I’d got to this isolated village by Jeep with Dr Jose Nunez-Mino, the Field Project Manager for the Hispaniola Endemic Land Mammals Project, funded by the UK’s Durrell Wildlife Conservation Trust. It is set up to learn more about the needs of the Hispaniolan Solenodon, a rare rodent that looks like an oversized shrew with a Pinocchio-shaped snout. I didn’t see any solenodons (they are nocturnal and difficult to spot anyway) but Jose turned out to be a great guide. Travelling into the national park on rough, wet tracks in the humid heat he stopped where we overlooked a clearing in which the local farmers had planted (illegally) crops in front of some forest.
Jose pointed to a nest in one of the trees. It was the nest of one of the world’s rarest birds of prey, a Ridgway’s Hawk, down to maybe 100 pairs and all of them now confined to this part of the Dominican Republic. They’re in decline mainly because these forests are not protected – even those in the national park – and local communities are slowly clearing them. This slash-and-burn farming to grow crops year-on-year is gradually depleting the very forest that the Los Haitises National Park was created to protect.
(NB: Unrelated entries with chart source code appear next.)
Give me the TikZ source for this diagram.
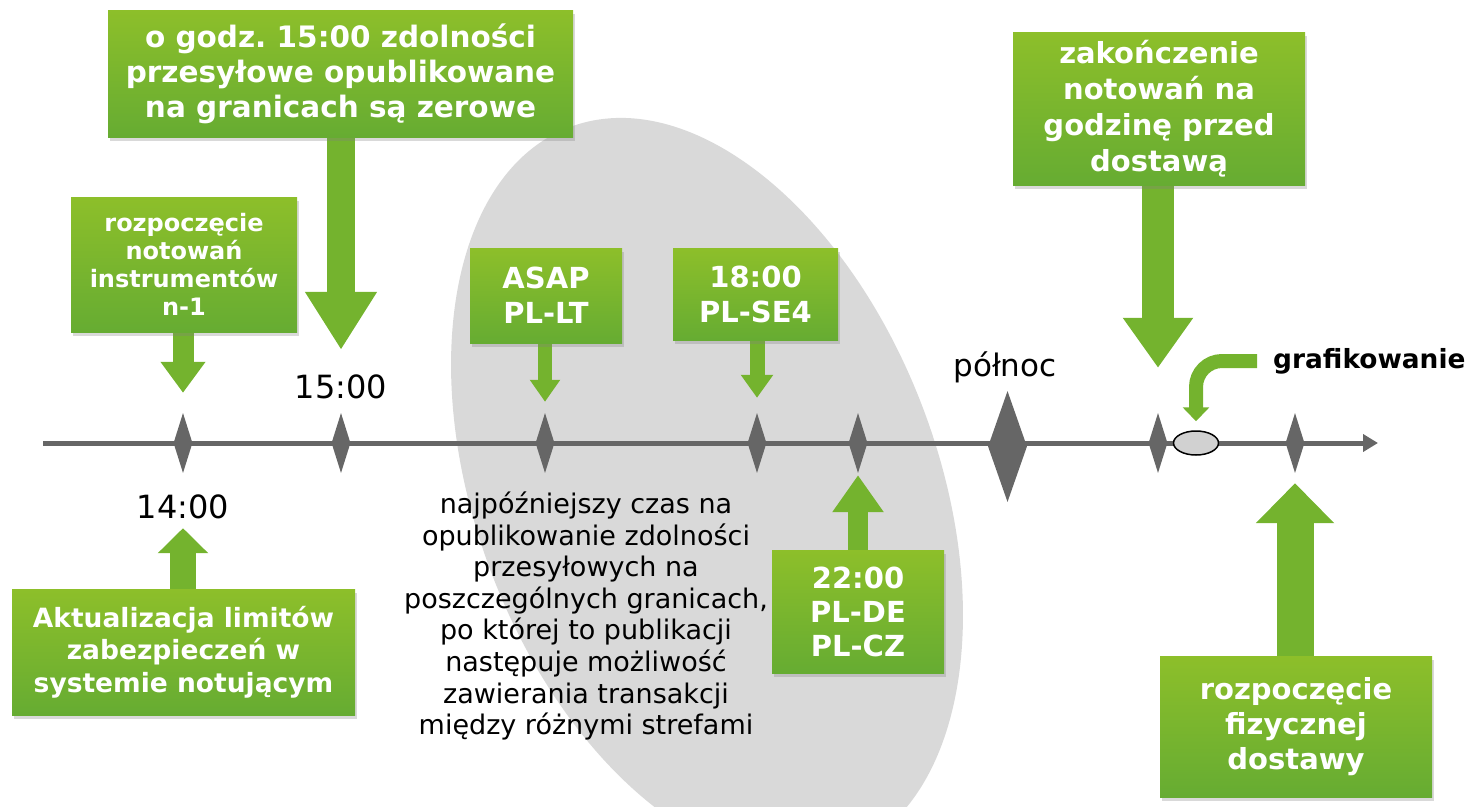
\documentclass[tikz,border=0pt]{standalone}
\usepackage{fontspec}
\setmainfont{DejaVu Sans}
\usepackage{tikz}
\usetikzlibrary{shapes.geometric,arrows.meta,shadows,backgrounds}
\definecolor{boxtop}{RGB}{141,191,42}
\definecolor{boxbot}{RGB}{102,172,50}
\definecolor{arrgreen}{RGB}{116,179,46}
\definecolor{axisgray}{RGB}{102,102,102}
\definecolor{zonegray}{RGB}{217,217,217}
\pgfdeclarelayer{arrows}
\pgfsetlayers{background,arrows,main}

\begin{document}
\begin{tikzpicture}[x=1pt, y=-1pt,
    tick/.style={diamond, fill=axisgray, inner sep=0pt, minimum width=19pt, minimum height=60pt},
    box/.style={rectangle, top color=boxtop, bottom color=boxbot, text=white, align=center, inner sep=0pt,
      font=\fontsize{29}{35}\selectfont\bfseries,
      drop shadow={shadow xshift=2pt, shadow yshift=-4pt, opacity=0.3}},
    hour/.style={font=\fontsize{32}{38}\selectfont, inner sep=0pt},
    blockarrow/.style n args={3}{draw=arrgreen, line width=#1, -{Triangle[width=#2,length=#3]}}]
  \useasboundingbox (0,0) rectangle (1469,806);

  % gray zone behind the evening part
  \begin{pgfonlayer}{background}
    \fill[zonegray, rotate around={20.7:(707,490)}] (707,490) ellipse [x radius=231, y radius=388];
  \end{pgfonlayer}

  % time axis
  \coordinate (tstart) at (43,443);
  \coordinate (tend)   at (1378,443);
  \draw[axisgray, line width=5pt, -{Triangle[width=17pt,length=15pt]}] (tstart) to (tend);

  \node[tick] (d14)   at (183,443)  {};
  \node[tick] (d15)   at (341,443)  {};
  \node[tick] (dasap) at (545,443)  {};
  \node[tick] (d18)   at (757,443)  {};
  \node[tick] (d22)   at (858,443)  {};
  \node[tick, minimum width=39pt, minimum height=111pt] (dmid) at (1007.5,446.5) {};
  \node[tick] (dend)  at (1158,443) {};
  \node[tick] (ddel)  at (1295,443) {};
  \node[ellipse, draw=black, line width=1.5pt, fill=black!18, inner sep=0pt,
        minimum width=45pt, minimum height=24pt] (sched) at (1196,443) {};

  % labels
  \node[hour] (l14)  at (183,507)  {14:00};
  \node[hour] (l15)  at (341,387)  {15:00};
  \node[hour, font=\fontsize{31}{36}\selectfont] (lmid) at (1005,367) {północ};
  \node[font=\fontsize{26.4}{30}\selectfont\bfseries, anchor=west, inner sep=0pt] (lgraf) at (1273,361) {grafikowanie};
  \node[font=\fontsize{27}{31.6}\selectfont, align=center, inner sep=0pt] (note) at (586,616)
    {najpóźniejszy czas na\\opublikowanie zdolności\\przesyłowych na\\poszczególnych granicach,\\po której to publikacji\\następuje możliwość\\zawierania transakcji\\między różnymi strefami};

  % boxes
  \node[box, font=\fontsize{24}{28}\selectfont\bfseries, minimum width=226pt, minimum height=135pt] (bn1) at (184,264.5)
    {rozpoczęcie\\notowań\\instrumentów\\n-1};
  \node[box, font=\fontsize{29.5}{35}\selectfont\bfseries, minimum width=465pt, minimum height=127pt] (b15) at (340.5,73.5)
    {o godz.\ 15:00 zdolności\\przesyłowe opublikowane\\na granicach są zerowe};
  \node[box, minimum width=152pt, minimum height=95pt] (basap) at (546,295.5) {ASAP\\PL-LT};
  \node[box, minimum width=165pt, minimum height=92pt] (b18) at (755.5,294) {18:00\\PL-SE4};
  \node[box, font=\fontsize{29}{34}\selectfont\bfseries, minimum width=172pt, minimum height=123pt] (b22) at (858,611.5)
    {22:00\\PL-DE\\PL-CZ};
  \node[box, font=\fontsize{26.5}{32.5}\selectfont\bfseries, minimum width=343pt, minimum height=126pt] (bakt) at (183.5,652)
    {Aktualizacja limitów\\zabezpieczeń w\\systemie notującym};
  \node[box, font=\fontsize{29}{36}\selectfont\bfseries, minimum width=292pt, minimum height=153pt] (bend) at (1159,108.5)
    {zakończenie\\notowań na\\godzinę przed\\dostawą};
  \node[box, minimum width=272pt, minimum height=141pt] (bdel) at (1296,726.5)
    {rozpoczęcie\\fizycznej\\dostawy};

  % arrows
  \begin{pgfonlayer}{arrows}
    \draw[blockarrow={21pt}{43pt}{31pt}, shorten >=20pt] (bn1.south -| d14) to (d14.north);
    \draw[blockarrow={28pt}{68pt}{58pt}, shorten >=63pt] (b15.south -| d15) to (d15.north);
    \draw[blockarrow={14pt}{29pt}{22pt}, shorten >=11pt] (basap.south -| dasap) to (dasap.north);
    \draw[blockarrow={15pt}{31pt}{23pt}, shorten >=15pt] (b18.south -| d18) to (d18.north);
    \draw[blockarrow={20pt}{49pt}{37pt}, shorten >=2pt]  (b22.north -| d22) to (d22.south);
    \draw[blockarrow={26pt}{49pt}{25pt}, shorten >=55pt] (bakt.north -| d14) to (d14.south);
    \draw[blockarrow={32pt}{67pt}{50pt}, shorten >=45pt] (bend.south -| dend) to (dend.north);
    \draw[blockarrow={37pt}{76pt}{40pt}, shorten >=10pt] (bdel.north -| ddel) to (ddel.south);
    \draw[blockarrow={14pt}{26pt}{14pt}, rounded corners=26pt, shorten <=16pt, shorten >=9pt] (lgraf.west) -| (sched.north);
  \end{pgfonlayer}
\end{tikzpicture}
\end{document}
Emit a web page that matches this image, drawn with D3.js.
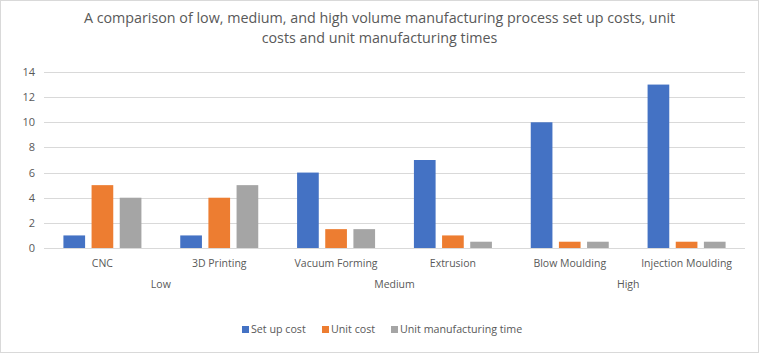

With binoculars we could make out a young bird or two in the nest but the adults were nowhere to be seen until, suddenly, the male – slate grey with rusty wing patches and belly – landed in a tree nearby, shortly to be joined by the browner female. It was, I thought, a close-up of a rare bird that might not exist within a human generation.
Making arrangements to meet a guide you have arranged to hire can be much less straightforward than you might imagine too. Preparing for a short visit to the Souss Massa National Park on the west coast of Morocco I contacted Mohamed Bargache, a locally based bird guide who lives in a village within the park. I had read reports saying how good he was. By email I had bloged him for a full day.
This national park was primarily set up to protect the sea-cliff breeding areas, and the semi-desert feeding grounds, of one of the world’s rarest – though certainly not the most beautiful – birds. The Northern Bald Ibis, the size of a large goose, has a dull red-coloured but bald face, a long down-curved red beak and glossy, slightly iridescent block plumage all over. Ibises are related to spoonbills but, unlike virtually all its relatives, this one eschews wetlands and lives in very arid locations.